We attempt to define a cognitive framework capable of representing the artist’s pre-expressive state (the tacit) and its relationship to the final realized artwork (the trace). An artist’s embodied experience constitutes an experiential understanding of interactive creativity, an understanding that takes as its foundation the practice of intentional expression and reflective self-observation of contextual response (fig. 1, fig. 2). This creative conceptual engagement of expressive and reflective perspective constitutes process in the act of painting (Kandinsky, Dewey, Arnheim). The polarities of this process define a space of interaction that begins with the latent intentionality of the pre-expressive moment of the artist and ends with the creative artifact (Bloom; Levinson, Kornblith; Thomasson).

The artist’s embodied experience therefore presents a lived, if unspoken, understanding of how spontaneous variation emerges in the creative act through an embodied shaping of conscious thought by the cognitive unconscious (Baars, Johnson and Lakoff ). The syntax of creative experience may then be framed as a Deleuzian perpetual becoming, where “the abstract doesn’t explain but must itself be explained”. This framework may be used to represent the spatial and temporal dimensions of the artistic impulse and its representation in the procedural space of an emergent grammar of artistic process (fig. 3).
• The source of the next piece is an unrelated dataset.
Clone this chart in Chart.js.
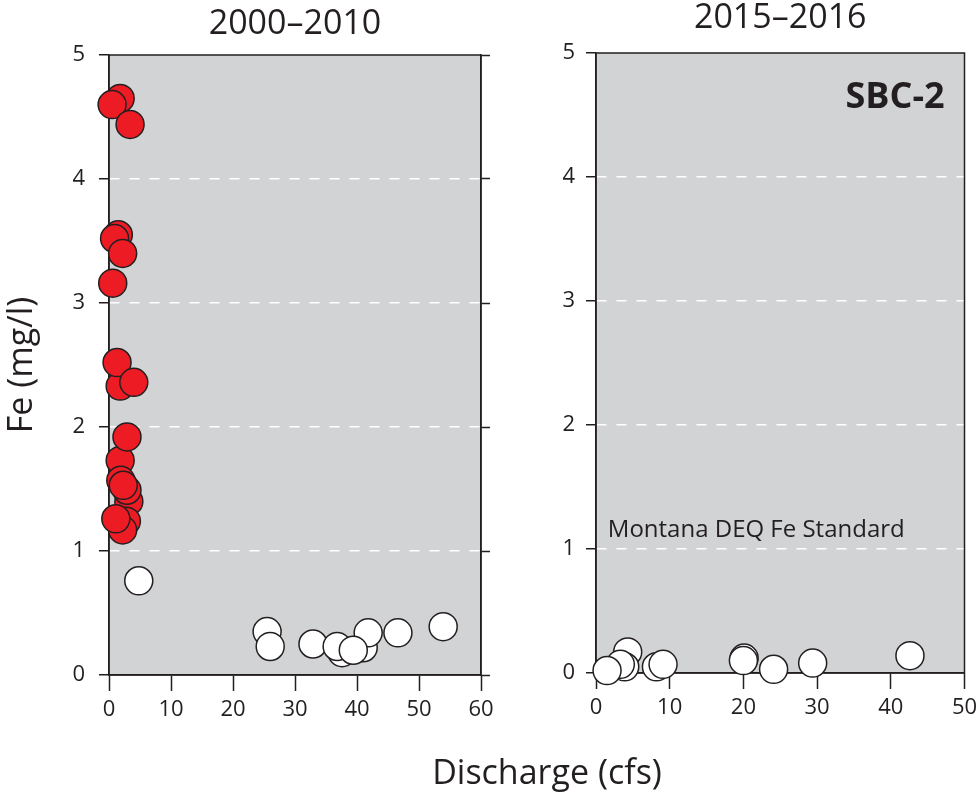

In our case study, we investigate this act and artifact pairing between a fine art painter and the realized painting through a comparative analysis of the discourse around process and the emergent artifact of that process. It is hypothesized that the artist’s engagement within this framework forms a discernibly continuous and dynamic modeling of the tacit.

This preliminary investigation invites contributions from a wide range of disciplines engaged cognitive research to contribute in a discussion towards the development of an interdisciplinary understanding of interactive creativity.